Maragos eyes $71.7M drop in county sales tax revenue

Adam Lidgett

Nassau County will end this year with $71.7 million less than budgeted in sales tax revenue, County Comptroller George Maragos said in a statement Monday. 

But the decline of 6.2 percent in sales tax revenue is less severe than the county had feared earlier, Maragos said in the statement. 

Maragos said the slump is due to a leveling off of economic activity in the area during the third and fourth quarter of the year. 

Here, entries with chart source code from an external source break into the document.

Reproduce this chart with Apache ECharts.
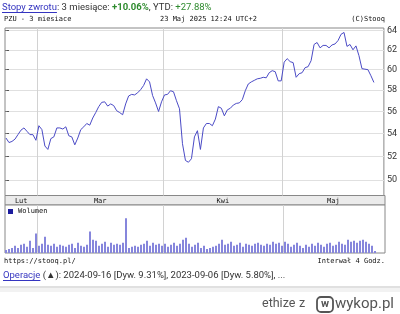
<!DOCTYPE html>
<html><head><meta charset="utf-8">
<script src="https://cdn.jsdelivr.net/npm/echarts@6/dist/echarts.min.js"></script>
<style>html,body{margin:0;padding:0;background:#fff}#c{width:400px;height:314px}</style>
</head><body><div id="c"></div>
<script>
// ---- data ----
const priceValues = [
  53.6,53.2,53.3,53.5,53.9,54.3,54.5,54.2,53.9,53.9,
  53.4,54.7,54.35,52.9,52.6,53.55,53.7,54.5,54.5,54.4,
  54.6,53.8,53.7,53.0,53.6,54.35,54.6,54.9,54.75,55.4,
  55.9,56.45,56.85,56.9,56.5,56.7,56.55,56.07,55.9,55.7,
  56.7,57.45,57.6,57.55,57.75,58.05,58.45,59.1,58.8,57.5,
  56.8,56.0,56.9,57.55,57.6,57.95,57.85,57.0,56.25,53.1,
  51.65,51.5,51.8,53.7,54.25,52.6,54.5,54.9,54.9,54.7,
  55.3,56.45,56.3,55.6,56.15,56.3,56.6,56.75,56.8,57.1,
  57.95,58.6,58.8,58.95,59.1,59.15,59.25,59.2,59.7,59.9,
  59.8,58.9,58.9,60.75,61.1,60.8,60.7,59.25,59.6,59.7,
  60.2,60.3,60.9,62.55,62.75,62.2,62.45,62.45,62.2,62.5,
  62.6,62.95,63.6,63.8,62.35,62.55,62.0,62.4,61.4,60.1,
  60.05,60.0,59.4,58.75
];
const volumeValues = [
  180,240,300,420,300,480,540,360,720,300,
  1140,420,540,960,480,420,540,360,480,420,
  360,480,540,300,600,420,360,480,1260,780,
  720,420,540,660,360,600,480,540,480,600,
  2040,300,360,420,360,480,540,720,420,600,
  480,540,420,540,360,480,600,420,540,780,
  900,540,360,480,600,300,420,240,300,360,
  420,540,780,480,540,660,420,480,600,360,
  540,480,420,540,600,480,420,540,480,660,
  540,600,420,660,540,360,480,600,420,300,
  480,360,540,420,600,480,360,540,600,420,
  480,660,540,480,780,660,720,600,720,780,
  660,540,420,120
];
const monthNames = ['Lut','Mar','Kwi','Maj'];
const monthBoundaries = [10.5, 52.5, 92.5];
const priceTicks = [50,52,54,56,58,60,62,64];

// ---- layout / style ----
const MONO = '"DejaVu Sans Mono", "Liberation Mono", monospace';
const SANS = 'Roboto, "Liberation Sans", Arial, sans-serif';
const FS = 9.5;
const xMin = -1/3, xMax = 126 + 1/3;
const edges = [xMin].concat(monthBoundaries, [xMax]);
const monthMid = monthNames.map((m,k)=>(edges[k]+edges[k+1])/2);
function monthOf(v){ let k=0; monthBoundaries.forEach((b,j)=>{ if(v>b) k=j+1; }); return monthNames[k]; }
function measure(text, font){ const c=document.createElement('canvas').getContext('2d'); c.font=font; return c.measureText(text).width; }
const logTicks = priceTicks.map(Math.log);

const linkW1 = measure('Stopy zwrotu', FS + 'px ' + SANS);
const linkW2 = measure('Operacje', FS + 'px ' + SANS);

function txt(x, y, text, font, fill, align){
  return {type:'text', x:x, y:y, silent:true,
    style:{text:text, font:font, fill:fill, align:align||'left', verticalAlign:'middle',
           textAlign:align||'left', textVerticalAlign:'middle'}};
}
function rs(color, weight){ return {fontFamily:SANS, fontSize:FS, color:color, fontWeight:weight||'normal', lineHeight:13}; }

const chart = echarts.init(document.getElementById('c'), null, {renderer:'canvas'});
chart.setOption({
  animation:false,
  backgroundColor:'#fff',
  title:[
    {left:2, top:1, padding:0,
     text:'{l|Stopy zwrotu}{n|: 3 miesiące: }{g|+10.06%}{n|, YTD: }{h|+27.88%}',
     textStyle:{fontWeight:'normal', fontSize:FS, rich:{
       l:rs('#3535c0'), n:rs('#333'), g:rs('#2e8b2e','bold'), h:rs('#2e8b2e')}}},
    {left:3, top:269, padding:0,
     text:'{l|Operacje}{n| (▲): 2024-09-16 [Dyw. 9.31%], 2023-09-06 [Dyw. 5.80%], ...}',
     textStyle:{fontWeight:'normal', fontSize:FS, rich:{l:rs('#3535c0'), n:rs('#333')}}}
  ],
  legend:{data:[{name:'Wolumen', itemStyle:{color:'#1c1c9e'}}], left:8, top:208, padding:0,
    icon:'rect', itemWidth:5, itemHeight:5, selectedMode:false,
    textStyle:{fontFamily:MONO, fontSize:7, color:'#111'}},
  grid:[
    {left:5, right:15, top:28, bottom:118.5, show:true, borderColor:'#888', borderWidth:1, backgroundColor:'#fff'},
    {left:5, right:15, top:205, bottom:61, show:true, borderColor:'#888', borderWidth:1, backgroundColor:'#fff'}
  ],
  xAxis:[
    {gridIndex:0, type:'value', min:xMin, max:xMax, axisLine:{show:false},
     axisTick:{show:false, customValues:monthBoundaries},
     splitLine:{show:true, lineStyle:{color:'#d2d2d2', width:1}},
     axisLabel:{customValues:monthMid, formatter:v=>monthOf(v), fontFamily:MONO, fontSize:7, color:'#111', margin:2}},
    {gridIndex:1, type:'value', min:xMin, max:xMax, axisLine:{show:false},
     axisTick:{show:false, customValues:monthBoundaries},
     splitLine:{show:true, lineStyle:{color:'#d2d2d2', width:1}},
     axisLabel:{show:false}}
  ],
  yAxis:[
    {gridIndex:0, type:'value', position:'right', min:Math.log(48.75), max:Math.log(64.27),
     axisLine:{show:false},
     axisTick:{show:true, inside:false, length:3, customValues:logTicks, lineStyle:{color:'#555'}},
     axisLabel:{customValues:logTicks, formatter:v=>String(Math.round(Math.exp(v))),
       fontFamily:SANS, fontSize:9, color:'#333', margin:3},
     splitLine:{show:true, lineStyle:{color:'#e0e0e0', width:1}}},
    {gridIndex:0, type:'value', position:'left', min:Math.log(48.75), max:Math.log(64.27),
     axisLine:{show:false},
     axisTick:{show:true, inside:true, length:2, customValues:logTicks, lineStyle:{color:'#777'}},
     axisLabel:{show:false}, splitLine:{show:false}},
    {gridIndex:1, type:'value', min:0, max:2820, axisLine:{show:false}, axisTick:{show:false},
     axisLabel:{show:false}, splitLine:{show:false}}
  ],
  series:[
    {type:'line', xAxisIndex:0, yAxisIndex:0, showSymbol:false, silent:true,
     data:priceValues.map((v,i)=>[i, Math.log(v)]),
     lineStyle:{color:'#4b4bc6', width:1}},
    {type:'bar', name:'Wolumen', xAxisIndex:1, yAxisIndex:2, barWidth:2, silent:true,
     data:volumeValues.map((v,i)=>[i, v]),
     itemStyle:{color:'#8686dc'}}
  ],
  graphic:[
    {type:'rect', z:-1, silent:true, shape:{x:5, y:195.5, width:380, height:9.5},
     style:{fill:'#ebebeb', stroke:'#888', lineWidth:1}},
    {type:'line', silent:true, shape:{x1:2, y1:12.5, x2:2+linkW1, y2:12.5}, style:{stroke:'#3535c0', lineWidth:1}},
    {type:'line', silent:true, shape:{x1:3, y1:280.5, x2:3+linkW2, y2:280.5}, style:{stroke:'#3535c0', lineWidth:1}},
    txt(4, 19.5, 'PZU - 3 miesiace', '7px ' + MONO, '#111'),
    txt(160, 19.5, '23 Maj 2025 12:24 UTC+2', '7px ' + MONO, '#111'),
    txt(385, 19.5, '(C)Stooq', '7px ' + MONO, '#111', 'right'),
    txt(4, 261, 'https://stooq.pl/', '7px ' + MONO, '#111'),
    txt(385, 261, 'Interwał 4 Godz.', '7px ' + MONO, '#111', 'right'),
    {type:'rect', silent:true, shape:{x:0, y:286, width:400, height:2}, style:{fill:'#e0e0e0'}},
    {type:'rect', silent:true, shape:{x:0, y:288, width:400, height:4}, style:{fill:'#f2f2f2'}},
    txt(262, 304, 'ethize', '12.5px ' + SANS, '#555'),
    txt(299, 304, 'z', '12.5px ' + SANS, '#555'),
    {type:'rect', silent:true, shape:{x:317, y:297, width:16, height:15, r:4}, style:{fill:'none', stroke:'#555', lineWidth:1.8}},
    txt(325, 304.5, 'w', 'bold 11px ' + SANS, '#555', 'center'),
    txt(335, 304, 'wykop.pl', '15px ' + SANS, '#555')
  ]
});
</script></body></html>
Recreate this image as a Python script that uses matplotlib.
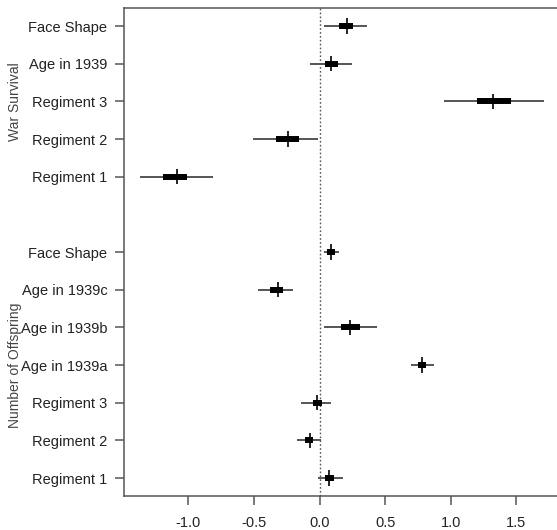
import matplotlib
matplotlib.use("Agg")
import matplotlib.pyplot as plt
import numpy as np

plt.rcParams['font.family'] = ['Liberation Sans', 'DejaVu Sans']

# Number of Offspring (bottom to top)
off_labels = ["Regiment 1", "Regiment 2", "Regiment 3", "Age in 1939a",
              "Age in 1939b", "Age in 1939c", "Face Shape"]
off_med = [0.07, -0.07, -0.02, 0.78, 0.23, -0.32, 0.09]
off_lo95 = [-0.01, -0.17, -0.14, 0.70, 0.03, -0.47, 0.03]
off_hi95 = [0.18, 0.01, 0.09, 0.87, 0.44, -0.20, 0.15]
off_lo50 = [0.04, -0.11, -0.05, 0.75, 0.16, -0.38, 0.06]
off_hi50 = [0.11, -0.05, 0.02, 0.81, 0.31, -0.28, 0.12]

# War Survival (bottom to top)
war_labels = ["Regiment 1", "Regiment 2", "Regiment 3", "Age in 1939", "Face Shape"]
war_med = [-1.09, -0.24, 1.32, 0.09, 0.21]
war_lo95 = [-1.37, -0.51, 0.95, -0.07, 0.03]
war_hi95 = [-0.81, -0.01, 1.71, 0.25, 0.36]
war_lo50 = [-1.19, -0.33, 1.20, 0.04, 0.145]
war_hi50 = [-1.01, -0.16, 1.46, 0.14, 0.255]

group_names = ["Number of Offspring", "War Survival"]
xticks = [-1.0, -0.5, 0.0, 0.5, 1.0, 1.5]

labels = off_labels + war_labels
med = np.array(off_med + war_med)
lo95 = np.array(off_lo95 + war_lo95)
hi95 = np.array(off_hi95 + war_hi95)
lo50 = np.array(off_lo50 + war_lo50)
hi50 = np.array(off_hi50 + war_hi50)

# positions: offspring group, one empty slot, then war group
y_off = np.arange(1, len(off_labels) + 1)
y_war = np.arange(len(off_labels) + 2, len(off_labels) + 2 + len(war_labels))
ypos = np.concatenate([y_off, y_war])

fig = plt.figure(figsize=(5.57, 5.30), dpi=100)
ax = fig.add_axes([0.2226, 0.0647, 0.7774, 0.9203])

ax.axvline(0, color="#555555", linestyle=(0, (1.2, 1.6)), linewidth=1.0, zorder=1)
ax.hlines(ypos, lo95, hi95, color="#555555", linewidth=1.4, zorder=2)
ax.hlines(ypos, lo50, hi50, color="black", linewidth=4.3, zorder=3)
ax.vlines(med, ypos - 0.2, ypos + 0.2, color="black", linewidth=1.2, zorder=4)

ax.set_xlim(-1.491, 1.81)
ax.set_ylim(0.53, ypos[-1] + 0.48)
ax.set_yticks(ypos)
ax.set_yticklabels(labels)
ax.set_xticks(xticks)
ax.set_xticklabels([f"{t:.1f}" for t in xticks])

for side in ["left", "bottom", "top"]:
    ax.spines[side].set_color("#555555")
    ax.spines[side].set_linewidth(1.1)
ax.spines["right"].set_visible(False)
ax.tick_params(axis="both", colors="#555555", length=6.5, width=1.1,
               labelsize=10.5, labelcolor="#222222")
ax.tick_params(axis="y", pad=5.5)
ax.tick_params(axis="x", pad=8)

# group labels
fig_h = 530.0
for name, ys in zip(group_names, [y_off, y_war]):
    ymid = ys.mean()
    yfig = ax.transData.transform((0, ymid))[1] / (fig_h)
    fig.text(0.027, yfig, name, rotation=90, ha="center", va="center",
             fontsize=10, color="#444444")

fig.savefig("out.png", dpi=100)
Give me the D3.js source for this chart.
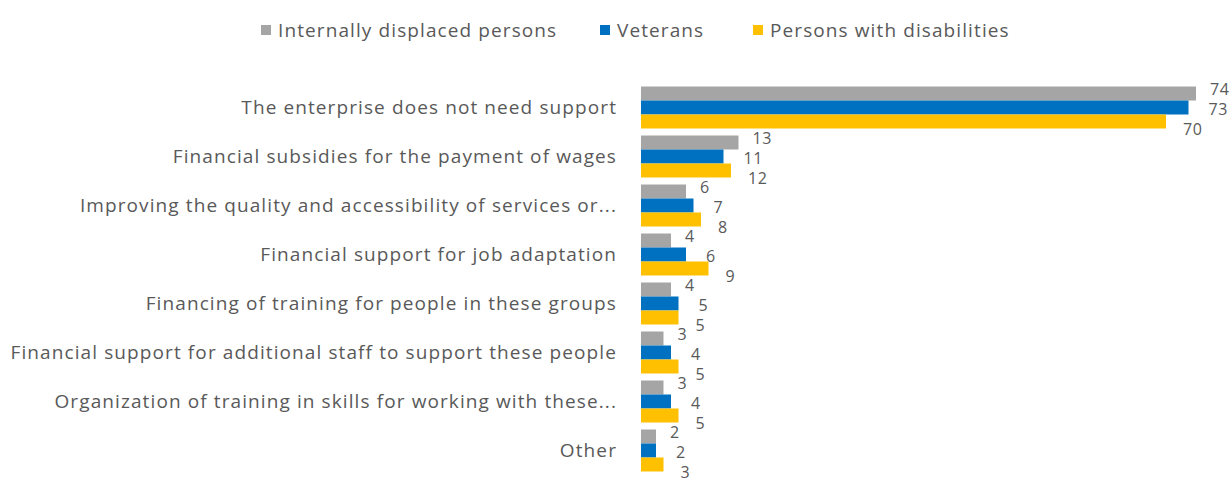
<!DOCTYPE html>
<html>
<head>
<meta charset="utf-8">
<script src="https://cdn.jsdelivr.net/npm/d3@7"></script>
<style>
  html, body { margin: 0; padding: 0; background: #ffffff; }
  svg text { font-family: "Open Sans", sans-serif; fill: #595959; letter-spacing: 1.1px; }
</style>
</head>
<body>
<svg id="chart" width="1229" height="484"></svg>
<script>
// Support measures requested by enterprises, by target group (%)
const categories = [
  "The enterprise does not need support",
  "Financial subsidies for the payment of wages",
  "Improving the quality and accessibility of services or...",
  "Financial support for job adaptation",
  "Financing of training for people in these groups",
  "Financial support for additional staff to support these people",
  "Organization of training in skills for working with these...",
  "Other"
];
const seriesNames = ["Internally displaced persons", "Veterans", "Persons with disabilities"];
const idpValues        = [74, 13, 6, 4, 4, 3, 3, 2];
const veteranValues    = [73, 11, 7, 6, 5, 4, 4, 2];
const disabilityValues = [70, 12, 8, 9, 5, 5, 5, 3];
const seriesColors = ["#a5a5a5", "#0070c0", "#ffc000"];

const seriesValues = [idpValues, veteranValues, disabilityValues];
const rows = categories.map((c, i) => ({
  category: c,
  values: seriesNames.map((s, k) => ({ series: s, key: k, value: seriesValues[k][i] }))
}));

const svg = d3.select("#chart");
const fontSize = 19;

const x = d3.scaleLinear().domain([0, 80]).range([641, 1241]);
const y = d3.scaleBand().domain(categories).range([83, 475])
  .paddingInner(0.143).paddingOuter(0.0715);
const ySub = d3.scaleBand().domain(d3.range(seriesNames.length)).range([0, y.bandwidth()]);

// category axis on the left, no line or ticks
const yAxis = d3.axisLeft(y).tickSize(0).tickPadding(24);
const gy = svg.append("g").attr("transform", `translate(${x(0)},0)`).call(yAxis);
gy.select(".domain").remove();
gy.selectAll("text")
  .style("font-family", "'Open Sans', sans-serif")
  .style("font-size", fontSize + "px")
  .attr("fill", "#595959");

// bars
const groups = svg.append("g").selectAll("g").data(rows).join("g")
  .attr("transform", d => `translate(0,${y(d.category)})`);

groups.selectAll("rect").data(d => d.values).join("rect")
  .attr("x", x(0))
  .attr("y", d => ySub(d.key))
  .attr("width", d => x(d.value) - x(0))
  .attr("height", ySub.bandwidth())
  .attr("fill", d => seriesColors[d.key]);

// value labels, nudged per series so they don't collide
const labelShift = [{ dx: 14, dy: -4 }, { dx: 20, dy: 2 }, { dx: 17, dy: 8 }];
groups.selectAll("text.value").data(d => d.values).join("text")
  .attr("class", "value")
  .attr("x", d => x(d.value) + labelShift[d.key].dx)
  .attr("y", d => ySub(d.key) + ySub.bandwidth() / 2 + labelShift[d.key].dy)
  .attr("dy", "0.35em")
  .style("font-size", "16px")
  .style("letter-spacing", "0.6px")
  .text(d => d.value);

// legend
const legendX = [261, 600, 753];
const legend = svg.append("g").selectAll("g").data(seriesNames).join("g")
  .attr("transform", (d, i) => `translate(${legendX[i]},30)`);
legend.append("rect").attr("x", 0).attr("y", -5).attr("width", 10).attr("height", 10)
  .attr("fill", (d, i) => seriesColors[i]);
legend.append("text").attr("x", 17).attr("dy", "0.35em")
  .style("font-size", fontSize + "px").text(d => d);
</script>
</body>
</html>
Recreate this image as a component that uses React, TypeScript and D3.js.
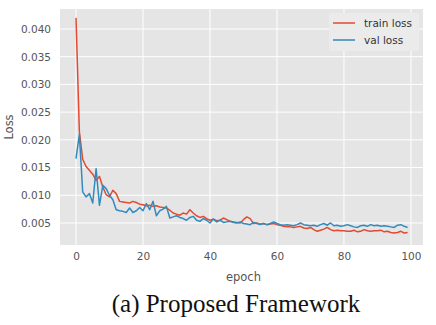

“The decline in the first half of the year can reasonably be attributed to the end of the spending boost for Sandy recovery,” Maragos said in a statement. “Stripping out the Sandy boost however, the first two quarters represent almost no growth from the first half of 2012, two years earlier, and only 2 percent full year growth over 2012.”

Maragos said in the statement that this year is the first year since 2009 that sales tax revenues declined. He also said it is the first time sales tax revenues declined during a period of economic expansion.

Sales tax, he noted, is the biggest source of revenue for the county, accounting for  about 40 percent of the money it receives.

“Normally, the county would have expected to be 7 percent higher in 2014 than 2012 assuming the historic sales tax average growth of 3.5 percent annually during economic expansion,” Maragos said. “Flat consumer income growth and shifts to online purchasing continues to look like the new norm causing uncertainty in future sales tax growth that will require more conservative budgeting.”